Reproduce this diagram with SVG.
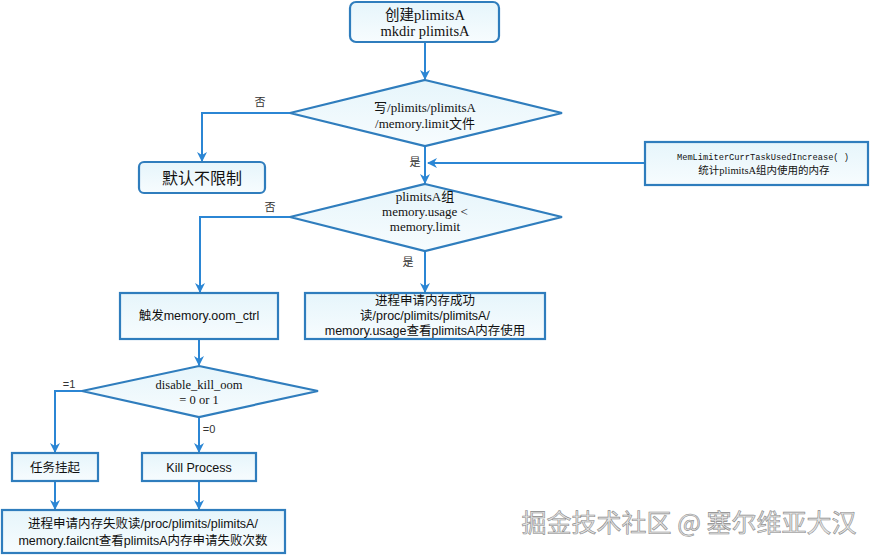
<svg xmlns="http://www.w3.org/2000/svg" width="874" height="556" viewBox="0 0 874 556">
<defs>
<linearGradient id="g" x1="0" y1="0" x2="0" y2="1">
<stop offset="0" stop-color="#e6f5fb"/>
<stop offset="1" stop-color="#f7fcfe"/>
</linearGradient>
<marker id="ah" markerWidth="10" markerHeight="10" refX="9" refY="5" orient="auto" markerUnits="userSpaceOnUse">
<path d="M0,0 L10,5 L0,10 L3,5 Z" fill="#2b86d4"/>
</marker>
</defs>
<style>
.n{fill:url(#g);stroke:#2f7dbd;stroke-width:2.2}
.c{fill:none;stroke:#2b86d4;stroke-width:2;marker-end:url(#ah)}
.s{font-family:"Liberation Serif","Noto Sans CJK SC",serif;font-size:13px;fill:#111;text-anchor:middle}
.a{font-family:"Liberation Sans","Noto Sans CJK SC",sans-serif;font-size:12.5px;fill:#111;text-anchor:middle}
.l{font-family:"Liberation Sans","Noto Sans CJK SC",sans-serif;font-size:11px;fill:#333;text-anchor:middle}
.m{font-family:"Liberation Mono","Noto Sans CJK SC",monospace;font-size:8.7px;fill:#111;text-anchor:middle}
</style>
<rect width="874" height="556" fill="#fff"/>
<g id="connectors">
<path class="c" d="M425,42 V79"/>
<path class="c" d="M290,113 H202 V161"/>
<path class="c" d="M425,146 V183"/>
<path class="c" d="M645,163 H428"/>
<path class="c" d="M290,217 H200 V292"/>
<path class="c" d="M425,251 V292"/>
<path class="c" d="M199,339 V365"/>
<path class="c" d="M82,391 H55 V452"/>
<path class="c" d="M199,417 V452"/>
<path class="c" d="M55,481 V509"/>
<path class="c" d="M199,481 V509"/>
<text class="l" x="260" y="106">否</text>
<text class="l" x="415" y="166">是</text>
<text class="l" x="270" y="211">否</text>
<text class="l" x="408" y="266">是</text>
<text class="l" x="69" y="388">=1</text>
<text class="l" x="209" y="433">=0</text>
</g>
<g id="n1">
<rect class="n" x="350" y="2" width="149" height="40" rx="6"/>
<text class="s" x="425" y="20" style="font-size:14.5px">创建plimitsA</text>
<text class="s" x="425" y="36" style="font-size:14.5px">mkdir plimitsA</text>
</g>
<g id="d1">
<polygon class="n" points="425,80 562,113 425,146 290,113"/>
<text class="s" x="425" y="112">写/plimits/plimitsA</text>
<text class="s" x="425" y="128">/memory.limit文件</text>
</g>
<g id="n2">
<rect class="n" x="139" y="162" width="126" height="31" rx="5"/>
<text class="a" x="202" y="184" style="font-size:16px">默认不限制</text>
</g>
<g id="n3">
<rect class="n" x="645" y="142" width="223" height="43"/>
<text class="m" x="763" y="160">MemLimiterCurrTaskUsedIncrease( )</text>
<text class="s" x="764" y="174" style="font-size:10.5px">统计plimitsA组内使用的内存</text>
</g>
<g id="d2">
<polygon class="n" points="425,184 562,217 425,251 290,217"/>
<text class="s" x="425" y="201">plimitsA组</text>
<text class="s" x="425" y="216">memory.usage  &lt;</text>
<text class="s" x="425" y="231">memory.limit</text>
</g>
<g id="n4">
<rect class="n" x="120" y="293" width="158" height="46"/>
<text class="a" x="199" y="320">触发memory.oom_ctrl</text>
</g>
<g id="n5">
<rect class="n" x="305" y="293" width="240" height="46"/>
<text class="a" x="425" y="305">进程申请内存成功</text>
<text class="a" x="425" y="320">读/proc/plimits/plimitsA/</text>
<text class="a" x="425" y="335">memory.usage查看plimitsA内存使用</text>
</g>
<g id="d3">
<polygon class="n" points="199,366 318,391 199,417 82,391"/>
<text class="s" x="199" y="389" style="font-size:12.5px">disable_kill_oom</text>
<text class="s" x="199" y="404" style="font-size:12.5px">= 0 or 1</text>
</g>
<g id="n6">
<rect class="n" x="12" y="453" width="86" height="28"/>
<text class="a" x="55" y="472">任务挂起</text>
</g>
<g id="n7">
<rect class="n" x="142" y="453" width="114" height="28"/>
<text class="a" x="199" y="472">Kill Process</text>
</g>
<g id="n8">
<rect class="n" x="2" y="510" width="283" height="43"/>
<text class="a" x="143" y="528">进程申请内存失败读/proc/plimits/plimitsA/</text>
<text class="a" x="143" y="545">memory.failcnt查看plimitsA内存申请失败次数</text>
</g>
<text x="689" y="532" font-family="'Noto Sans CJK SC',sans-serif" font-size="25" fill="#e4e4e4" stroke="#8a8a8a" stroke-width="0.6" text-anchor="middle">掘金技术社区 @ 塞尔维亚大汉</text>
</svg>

=====

→ **What is asked**:
Exactly as written, return every line of the listing, but not the pictures.

→ **Solution to this problem**:
Reproduce this diagram with SVG.
<svg xmlns="http://www.w3.org/2000/svg" width="874" height="556" viewBox="0 0 874 556">
<defs>
<linearGradient id="g" x1="0" y1="0" x2="0" y2="1">
<stop offset="0" stop-color="#e6f5fb"/>
<stop offset="1" stop-color="#f7fcfe"/>
</linearGradient>
<marker id="ah" markerWidth="10" markerHeight="10" refX="9" refY="5" orient="auto" markerUnits="userSpaceOnUse">
<path d="M0,0 L10,5 L0,10 L3,5 Z" fill="#2b86d4"/>
</marker>
</defs>
<style>
.n{fill:url(#g);stroke:#2f7dbd;stroke-width:2.2}
.c{fill:none;stroke:#2b86d4;stroke-width:2;marker-end:url(#ah)}
.s{font-family:"Liberation Serif","Noto Sans CJK SC",serif;font-size:13px;fill:#111;text-anchor:middle}
.a{font-family:"Liberation Sans","Noto Sans CJK SC",sans-serif;font-size:12.5px;fill:#111;text-anchor:middle}
.l{font-family:"Liberation Sans","Noto Sans CJK SC",sans-serif;font-size:11px;fill:#333;text-anchor:middle}
.m{font-family:"Liberation Mono","Noto Sans CJK SC",monospace;font-size:8.7px;fill:#111;text-anchor:middle}
</style>
<rect width="874" height="556" fill="#fff"/>
<g id="connectors">
<path class="c" d="M425,42 V79"/>
<path class="c" d="M290,113 H202 V161"/>
<path class="c" d="M425,146 V183"/>
<path class="c" d="M645,163 H428"/>
<path class="c" d="M290,217 H200 V292"/>
<path class="c" d="M425,251 V292"/>
<path class="c" d="M199,339 V365"/>
<path class="c" d="M82,391 H55 V452"/>
<path class="c" d="M199,417 V452"/>
<path class="c" d="M55,481 V509"/>
<path class="c" d="M199,481 V509"/>
<text class="l" x="260" y="106">否</text>
<text class="l" x="415" y="166">是</text>
<text class="l" x="270" y="211">否</text>
<text class="l" x="408" y="266">是</text>
<text class="l" x="69" y="388">=1</text>
<text class="l" x="209" y="433">=0</text>
</g>
<g id="n1">
<rect class="n" x="350" y="2" width="149" height="40" rx="6"/>
<text class="s" x="425" y="20" style="font-size:14.5px">创建plimitsA</text>
<text class="s" x="425" y="36" style="font-size:14.5px">mkdir plimitsA</text>
</g>
<g id="d1">
<polygon class="n" points="425,80 562,113 425,146 290,113"/>
<text class="s" x="425" y="112">写/plimits/plimitsA</text>
<text class="s" x="425" y="128">/memory.limit文件</text>
</g>
<g id="n2">
<rect class="n" x="139" y="162" width="126" height="31" rx="5"/>
<text class="a" x="202" y="184" style="font-size:16px">默认不限制</text>
</g>
<g id="n3">
<rect class="n" x="645" y="142" width="223" height="43"/>
<text class="m" x="763" y="160">MemLimiterCurrTaskUsedIncrease( )</text>
<text class="s" x="764" y="174" style="font-size:10.5px">统计plimitsA组内使用的内存</text>
</g>
<g id="d2">
<polygon class="n" points="425,184 562,217 425,251 290,217"/>
<text class="s" x="425" y="201">plimitsA组</text>
<text class="s" x="425" y="216">memory.usage  &lt;</text>
<text class="s" x="425" y="231">memory.limit</text>
</g>
<g id="n4">
<rect class="n" x="120" y="293" width="158" height="46"/>
<text class="a" x="199" y="320">触发memory.oom_ctrl</text>
</g>
<g id="n5">
<rect class="n" x="305" y="293" width="240" height="46"/>
<text class="a" x="425" y="305">进程申请内存成功</text>
<text class="a" x="425" y="320">读/proc/plimits/plimitsA/</text>
<text class="a" x="425" y="335">memory.usage查看plimitsA内存使用</text>
</g>
<g id="d3">
<polygon class="n" points="199,366 318,391 199,417 82,391"/>
<text class="s" x="199" y="389" style="font-size:12.5px">disable_kill_oom</text>
<text class="s" x="199" y="404" style="font-size:12.5px">= 0 or 1</text>
</g>
<g id="n6">
<rect class="n" x="12" y="453" width="86" height="28"/>
<text class="a" x="55" y="472">任务挂起</text>
</g>
<g id="n7">
<rect class="n" x="142" y="453" width="114" height="28"/>
<text class="a" x="199" y="472">Kill Process</text>
</g>
<g id="n8">
<rect class="n" x="2" y="510" width="283" height="43"/>
<text class="a" x="143" y="528">进程申请内存失败读/proc/plimits/plimitsA/</text>
<text class="a" x="143" y="545">memory.failcnt查看plimitsA内存申请失败次数</text>
</g>
<text x="689" y="532" font-family="'Noto Sans CJK SC',sans-serif" font-size="25" fill="#e4e4e4" stroke="#8a8a8a" stroke-width="0.6" text-anchor="middle">掘金技术社区 @ 塞尔维亚大汉</text>
</svg>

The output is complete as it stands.